The good news is many local districts are now planning well in advance to fill those teaching positions, but say they’re still struggling.
Kent DeKoninck is the superintendent of Greenwood Community Schools. He reported 20.5 open teaching positions this summer, with one industrial technology teaching position opening up just this week. Assistant Superintendent Andy Cline from the Nineveh-Hensley-Jackson United School Corporation, or Indian Creek schools in Trafalgar, reported 13 openings in his staff of 113 certified educators.
The good news? Dekoninick said all but the recent industrial technology position has been filled. He attributed part of the success to the community in Greenwood, conveniently located just 20 minutes south of downtown Indianapolis. The story can be very different in more rural parts of the state.
“We’ve had individuals who have been great candidates who have taken the position,” Cline said, “and given it up because something closer to home came up.”
Cline said his teachers drive into Tragalfar from Bloomington, Columbus and Indianapolis. Due to some pre-emptive hiring in the spring, Cline said 12 of the 13 open positions are filled. But it took a lot of work and planning.
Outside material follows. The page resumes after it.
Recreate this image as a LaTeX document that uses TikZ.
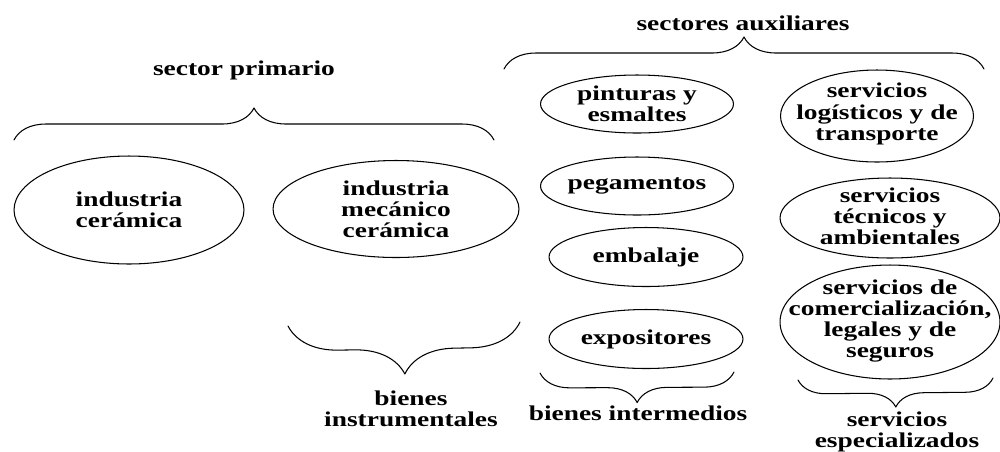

“It’s become a chess game,” he said. “It’s much different than even six years ago, five years ago where we could post a position and you’d have 25 applicants for a math position. Now it’s not that easy.”
So why is it so hard to keep teachers or hire new ones? Both administrators said public policy, poor state testing assessments, lower salaries and a lack of regard for teachers are leading to fewer students picking the major.
“We do have a shortage, and it’s just going to continue to get worse, not better,” DeKoninck said.
Cline serves on an advisory board with the Indiana University School of Education in Bloomington that helps channel its education graduates into school districts in need around the state. He said a potential solution for the teacher shortage ironically starts back in the classroom, bringing more students into education as a career.
“I think that the Department of Education and even the universities, whether it’s Indiana State or IU Bloomington, they’ve already tried to get out and are out in front of this,” he said. They’re “working with school districts and advisories, or reaching out to individual districts to learn what we need to use to market and attract new teachers or new teacher candidates to the districts in Indiana.”
As for what administrators do if they simply can’t fill a teaching position, they said, they have several options, including turning a licensed substitute full time, rehiring a retired teacher or even finding someone who will pick up an “emergency license” that’s just valid for a year.
But the superintendent staff members admitted, those fresh teachers have a lot to learn for themselves, all while trying to effectively educate students.